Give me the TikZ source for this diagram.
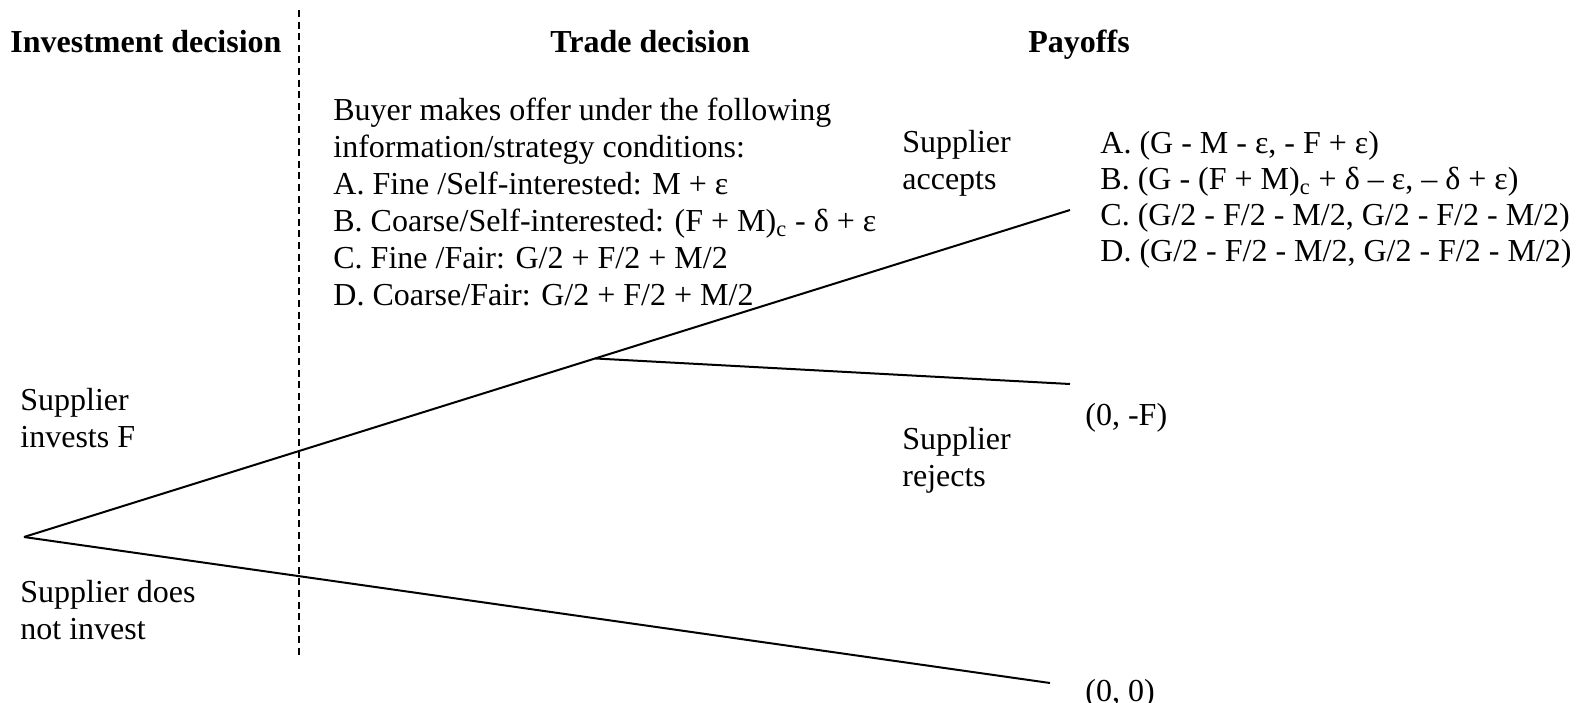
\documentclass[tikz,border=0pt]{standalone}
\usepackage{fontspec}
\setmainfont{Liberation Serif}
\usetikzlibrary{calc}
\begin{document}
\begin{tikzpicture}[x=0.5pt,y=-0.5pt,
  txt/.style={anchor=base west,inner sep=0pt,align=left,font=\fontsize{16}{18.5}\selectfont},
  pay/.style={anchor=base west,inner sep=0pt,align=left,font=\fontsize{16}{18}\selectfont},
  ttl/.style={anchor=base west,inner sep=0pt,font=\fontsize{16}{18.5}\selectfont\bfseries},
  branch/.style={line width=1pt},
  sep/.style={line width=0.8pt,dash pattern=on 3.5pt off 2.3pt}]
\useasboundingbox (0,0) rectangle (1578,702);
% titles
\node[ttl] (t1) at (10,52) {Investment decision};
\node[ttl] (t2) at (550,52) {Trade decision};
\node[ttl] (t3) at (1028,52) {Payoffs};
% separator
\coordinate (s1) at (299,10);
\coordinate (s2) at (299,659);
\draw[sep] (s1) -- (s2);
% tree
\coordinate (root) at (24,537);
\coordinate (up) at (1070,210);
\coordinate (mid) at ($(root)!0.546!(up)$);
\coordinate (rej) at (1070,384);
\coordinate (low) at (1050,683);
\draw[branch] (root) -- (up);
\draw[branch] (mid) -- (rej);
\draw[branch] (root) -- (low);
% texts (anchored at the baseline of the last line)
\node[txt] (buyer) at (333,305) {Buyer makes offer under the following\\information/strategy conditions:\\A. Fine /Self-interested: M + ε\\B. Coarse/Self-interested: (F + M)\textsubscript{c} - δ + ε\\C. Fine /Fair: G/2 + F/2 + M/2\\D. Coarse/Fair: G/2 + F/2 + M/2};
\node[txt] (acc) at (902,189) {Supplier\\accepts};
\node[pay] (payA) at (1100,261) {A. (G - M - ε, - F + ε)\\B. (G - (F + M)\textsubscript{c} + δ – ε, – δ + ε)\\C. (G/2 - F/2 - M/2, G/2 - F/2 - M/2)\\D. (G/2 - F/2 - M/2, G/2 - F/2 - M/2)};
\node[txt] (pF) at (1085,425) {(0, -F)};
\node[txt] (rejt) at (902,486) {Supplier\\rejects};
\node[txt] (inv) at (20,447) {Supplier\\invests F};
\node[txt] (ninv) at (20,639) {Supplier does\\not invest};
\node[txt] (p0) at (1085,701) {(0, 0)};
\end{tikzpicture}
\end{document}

-.-.-

Objective: Write out the listing word for word, omitting the pictures it holds.

Task response:
Give me the TikZ source for this diagram.
\documentclass[tikz,border=0pt]{standalone}
\usepackage{fontspec}
\setmainfont{Liberation Serif}
\usetikzlibrary{calc}
\begin{document}
\begin{tikzpicture}[x=0.5pt,y=-0.5pt,
  txt/.style={anchor=base west,inner sep=0pt,align=left,font=\fontsize{16}{18.5}\selectfont},
  pay/.style={anchor=base west,inner sep=0pt,align=left,font=\fontsize{16}{18}\selectfont},
  ttl/.style={anchor=base west,inner sep=0pt,font=\fontsize{16}{18.5}\selectfont\bfseries},
  branch/.style={line width=1pt},
  sep/.style={line width=0.8pt,dash pattern=on 3.5pt off 2.3pt}]
\useasboundingbox (0,0) rectangle (1578,702);
% titles
\node[ttl] (t1) at (10,52) {Investment decision};
\node[ttl] (t2) at (550,52) {Trade decision};
\node[ttl] (t3) at (1028,52) {Payoffs};
% separator
\coordinate (s1) at (299,10);
\coordinate (s2) at (299,659);
\draw[sep] (s1) -- (s2);
% tree
\coordinate (root) at (24,537);
\coordinate (up) at (1070,210);
\coordinate (mid) at ($(root)!0.546!(up)$);
\coordinate (rej) at (1070,384);
\coordinate (low) at (1050,683);
\draw[branch] (root) -- (up);
\draw[branch] (mid) -- (rej);
\draw[branch] (root) -- (low);
% texts (anchored at the baseline of the last line)
\node[txt] (buyer) at (333,305) {Buyer makes offer under the following\\information/strategy conditions:\\A. Fine /Self-interested: M + ε\\B. Coarse/Self-interested: (F + M)\textsubscript{c} - δ + ε\\C. Fine /Fair: G/2 + F/2 + M/2\\D. Coarse/Fair: G/2 + F/2 + M/2};
\node[txt] (acc) at (902,189) {Supplier\\accepts};
\node[pay] (payA) at (1100,261) {A. (G - M - ε, - F + ε)\\B. (G - (F + M)\textsubscript{c} + δ – ε, – δ + ε)\\C. (G/2 - F/2 - M/2, G/2 - F/2 - M/2)\\D. (G/2 - F/2 - M/2, G/2 - F/2 - M/2)};
\node[txt] (pF) at (1085,425) {(0, -F)};
\node[txt] (rejt) at (902,486) {Supplier\\rejects};
\node[txt] (inv) at (20,447) {Supplier\\invests F};
\node[txt] (ninv) at (20,639) {Supplier does\\not invest};
\node[txt] (p0) at (1085,701) {(0, 0)};
\end{tikzpicture}
\end{document}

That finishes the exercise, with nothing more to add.